Loaded carries (like farmer's walks) are basic training at its best. You simply pick up a heavy weight and carry it for a given amount of time or distance.

But if you're only using them when you have a large space, or you're only walking forward, you're not getting the most out of them. Here's how to take a basic exercise and spice it up in some not-so-basic ways, even if you're training in a small space like a home gym.

The Two Best Small-Space Loaded Carries

If you don't have a lot of room to move, here are your best options:

1. Tight Figure 8

This is great for a small space and adds a multi-directional element to loaded carries. The closer the cones are, the more corner turning you'll have to do on each lap. Don't have cones? Use rocks or anything that can mark your place to turn.

2. Band Resisted In-Place Carry-March

This will simulate the demands of moving forward more than simply walking in place without any added resistance. You have to work to keep your hips forward (creating glute activation) and prevent the band from pulling you backward.

So position an NT Loop band above your hips and anchor it to something at a level between your knees and waist. Walk away from the anchor to create tension against your hips and remain the same distance from the band while doing the exercise.

(This is what I designed the NT Loop Band for; it has a built-in door anchor and feels far more comfortable and stable than the standard bands that dig into the body or move around weirdly.)

Want some conditioning? Take this same idea and use it for a band-resisted interval circuit:

  • A1. Band Resisted In-Place Carry-March: 30 seconds
  • A2. Skip: 20 seconds
  • A3. Sprint: 10 seconds (as fast as you can go)

Here's what those last two look like:

One round is one minute. Repeat for three to six rounds without rest.

Make sure there's tension on the band throughout.
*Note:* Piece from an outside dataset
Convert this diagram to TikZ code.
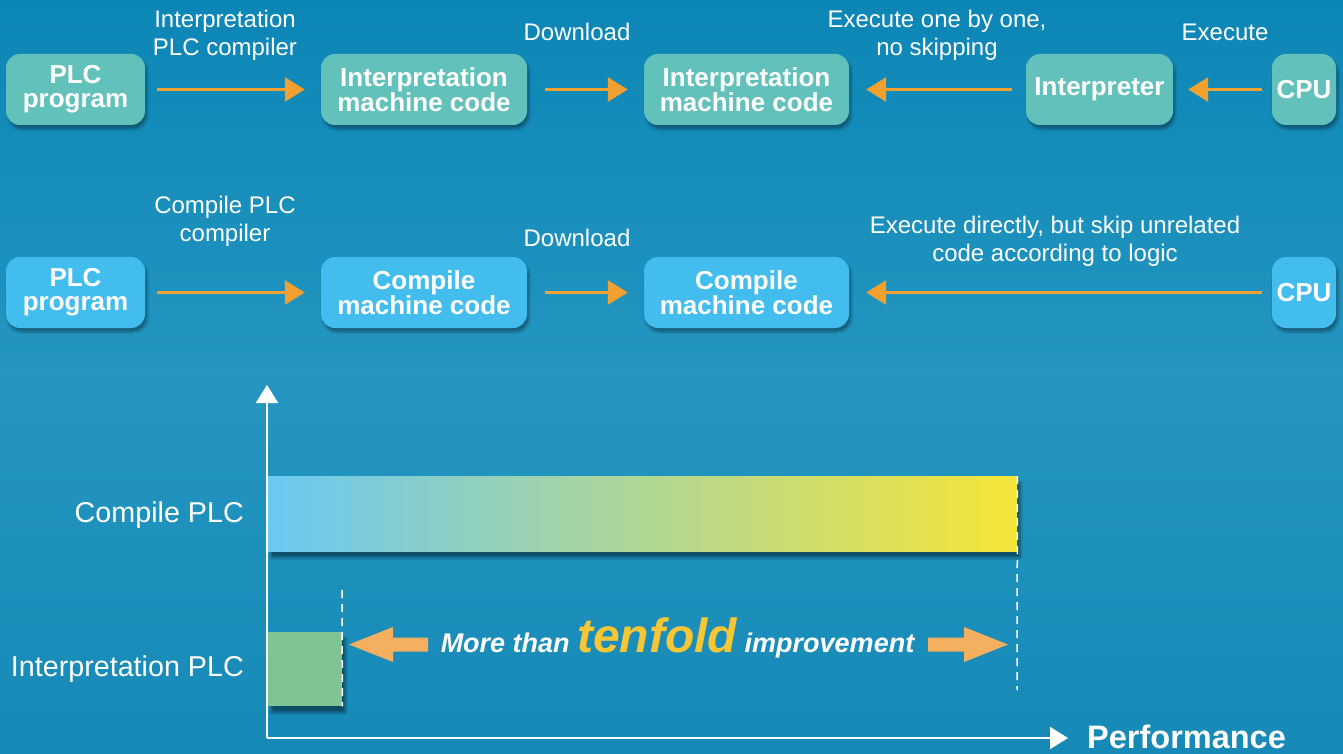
\documentclass[tikz,border=0pt]{standalone}
\usepackage{fontspec}
\setmainfont{Liberation Sans}
\usetikzlibrary{arrows.meta,shadows.blur,positioning}
\definecolor{bgtop}{RGB}{12,134,182}
\definecolor{bgmid}{RGB}{36,150,192}
\definecolor{bgbot}{RGB}{22,137,183}
\definecolor{tealbox}{RGB}{98,193,187}
\definecolor{bluebox}{RGB}{66,189,238}
\definecolor{orangeA}{RGB}{242,160,48}
\definecolor{orangeB}{RGB}{244,176,94}
\definecolor{barblue}{RGB}{106,200,242}
\definecolor{baryellow}{RGB}{246,229,56}
\definecolor{bargreen}{RGB}{128,196,150}
\definecolor{tenyellow}{RGB}{246,198,52}
\tikzset{
  boxbase/.style={rounded corners=14pt, text=white, align=center, inner sep=0pt,
    font=\bfseries\fontsize{26}{24}\selectfont,
    blur shadow={shadow xshift=2pt, shadow yshift=-4pt, shadow blur steps=6, shadow opacity=35}},
  tbox/.style={boxbase, fill=tealbox},
  bbox/.style={boxbase, fill=bluebox},
  lbl/.style={text=white, align=center, inner sep=0pt, font=\fontsize{24}{28}\selectfont},
  oarr/.style={draw=orangeA, line width=3pt, -{Triangle[length=20pt,width=24pt]}},
  axisline/.style={draw=white, line width=2pt},
  dashln/.style={draw=white, line width=1.5pt, dash pattern=on 8pt off 6pt},
  fatarrow/.style={fill=orangeB},
  chartlbl/.style={text=white, inner sep=0pt, anchor=east, font=\fontsize{28.7}{30}\selectfont}
}
\begin{document}
\begin{tikzpicture}[x=1pt,y=-1pt]
\useasboundingbox (0,0) rectangle (1343,754);
\shade[top color=bgtop, bottom color=bgbot, middle color=bgmid] (0,0) rectangle (1343,754);

% ---------- Row 1 (interpretation) ----------
\node[tbox, minimum width=139pt, minimum height=71pt] (p1) at (75.5,89.5) {PLC\\program};
\node[tbox, minimum width=206pt, minimum height=71pt] (a1) at (424,89.5) {Interpretation\\machine code};
\node[tbox, minimum width=205pt, minimum height=71pt] (b1) at (746.5,89.5) {Interpretation\\machine code};
\node[tbox, minimum width=147pt, minimum height=71pt] (ip) at (1099.5,89.5) {Interpreter};
\node[tbox, minimum width=64pt, minimum height=71pt] (c1) at (1304,89.5) {CPU};

\draw[oarr, shorten <=12pt, shorten >=16pt] (p1) -- (a1);
\draw[oarr, shorten <=18pt, shorten >=16pt] (a1) -- (b1);
\draw[oarr, shorten <=14pt, shorten >=17pt] (ip) -- (b1);
\draw[oarr, shorten <=10pt, shorten >=15pt] (c1) -- (ip);

\node[lbl] (l1) at (225,35) {Interpretation\\PLC compiler};
\node[lbl] (l2) at (577,32) {Download};
\node[lbl] (l3) at (937,35) {Execute one by one,\\no skipping};
\node[lbl] (l4) at (1225,32) {Execute};

% ---------- Row 2 (compile) ----------
\node[bbox, minimum width=139pt, minimum height=71pt] (p2) at (75.5,292.5) {PLC\\program};
\node[bbox, minimum width=206pt, minimum height=71pt] (a2) at (424,292.5) {Compile\\machine code};
\node[bbox, minimum width=205pt, minimum height=71pt] (b2) at (746.5,292.5) {Compile\\machine code};
\node[bbox, minimum width=64pt, minimum height=71pt] (c2) at (1304,292.5) {CPU};

\draw[oarr, shorten <=12pt, shorten >=16pt] (p2) -- (a2);
\draw[oarr, shorten <=18pt, shorten >=16pt] (a2) -- (b2);
\draw[oarr, shorten <=10pt, shorten >=17pt] (c2) -- (b2);

\node[lbl] (m1) at (225,221) {Compile PLC\\compiler};
\node[lbl] (m2) at (577,238) {Download};
\node[lbl] (m3) at (1055,241) {Execute directly, but skip unrelated\\code according to logic};

% ---------- Chart ----------
\coordinate (origin) at (267,738);
\coordinate (ytop) at (267,385);
\coordinate (xend) at (1068,738);

\node[inner sep=0pt, minimum width=749pt, minimum height=75pt, anchor=north west,
      left color=barblue, right color=baryellow,
      blur shadow={shadow xshift=3pt, shadow yshift=-6pt, shadow blur steps=8, shadow opacity=45}]
      (cbar) at (268,476) {};
\node[inner sep=0pt, minimum width=74pt, minimum height=74pt, anchor=north west, fill=bargreen,
      blur shadow={shadow xshift=3pt, shadow yshift=-6pt, shadow blur steps=8, shadow opacity=45}]
      (ibar) at (268,632) {};

\draw[axisline, -{Triangle[length=18pt,width=22pt]}] (origin) -- (ytop);
\draw[axisline, -{Triangle[length=18pt,width=22pt]}] (origin) -- (xend);

\coordinate (d1top) at (342,590);
\coordinate (d2bot) at (1017,690);
\draw[dashln] (d1top) -- (ibar.south east);
\draw[dashln] (cbar.north east) -- (d2bot);

\fill[fatarrow] (349,644.5) -- (393,627) -- (393,637.5) -- (428,637.5) -- (428,651.5) -- (393,651.5) -- (393,662) -- cycle;
\fill[fatarrow] (1008,644.5) -- (964,627) -- (964,637.5) -- (928,637.5) -- (928,651.5) -- (964,651.5) -- (964,662) -- cycle;

\node[anchor=base, inner sep=0pt, text=white, font=\bfseries\itshape\fontsize{27}{30}\selectfont] (imp) at (677.5,652)
  {More than {\color{tenyellow}\fontsize{48}{50}\selectfont tenfold} improvement};

\node[chartlbl] (cl) at (244,515) {Compile PLC};
\node[chartlbl] (il) at (244,669) {Interpretation PLC};
\node[anchor=west, inner sep=0pt, text=white, font=\bfseries\fontsize{32.5}{34}\selectfont] (perf) at (1087,737) {Performance};
\end{tikzpicture}
\end{document}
The dumbbell hip carry with high-knee march is your active-rest portion of each interval.

Top Three Large-Space Loaded Carries

If you're at the gym or outdoors, these drills are my top variations. They go way beyond just walking forward with a heavy thing in hand.

1. Forward and Backward Carry

This is the most basic variation of traditional loaded carries. But instead of turning around and walking forward again, you stay facing the same direction and walk backward to return to the start. Of course you can do this in a smaller space, as shown in the video. Just readjust the cones for whatever amount of space you have available.

As basic as this is, I've yet to see backward walking done by other coaches when doing loaded carries, which baffles me.

2. Box Carry

As the name implies, you're walking the shape of a box. It's unique because it involves moving laterally, not just forward and backward.

You can limit the amount of lateral movement involved by setting up the four cones in the shape of a rectangle, so the longest distance is moving forward and backward.

3. X-Box Carry

This drill is the same as above, except it adds a diagonal walk between the corners of the box.

Combined Loaded Carries for Conditioning

For conditioning, pair loaded carries with other locomotion exercises that require you to move through the same space as the carries.

For example, you can pair a set of loaded carries by alternating them with any of these:

  • Sled push
  • Plate push
  • Crawl
  • Skip
  • Side Shuffle
  • Carioca

Notice that none of the above are grip intensive. Since loaded carries wear out your grip, you don't want to combine them with another exercise, like reverse sled drags, that also requires a strong grip. That concentrated fatigue will limit your ability to perform enough rounds to create a conditioning effect.

You can also use loaded carries as a part of what I call Hybrid Locomotion Complexes (HLC). They're a simple and effective way to jack up the heart rate and burn a ton of calories without sacrificing muscle size or strength.

The Six Main Types of Loaded Carries

These drills are perfect for dumbbells or kettlebells. Play around with how you hold them using any of these positions:

First Three Positions
  1. Hip Carry
  2. Racked Carry
  3. Overhead Carry

And their unilateral counterparts:

Second Three Positions
  1. One-Arm Hip Carry
  2. One-Arm Racked Carry
  3. One-Arm Overhead Carry

Let's Go Back to the Racked Carry

When doing the racked carry (with one or both arms), it's important to note a few details in how to hold the dumbbells.

This can get weird with dumbbells if you don't get it right. First, get the back ends of the dumbbells to rest on the tops of your shoulders. Then slide your hands away from your shoulders so your pinky fingers are against the inside edge of the dumbbells.

One Arm Rack Position

This is more comfortable than holding the middle of the handle. Plus it's stronger and more stable because it allows you to keep your forearms more perpendicular to the floor. Of course, you can also use kettlebells for all six carry types.

You could absolutely argue that there's a seventh main type of carrying, which is a Zercher carry. This is usually done with a barbell, Husafell stone, or a sandbag. There's nothing wrong with these options. So if you have those implements, use them!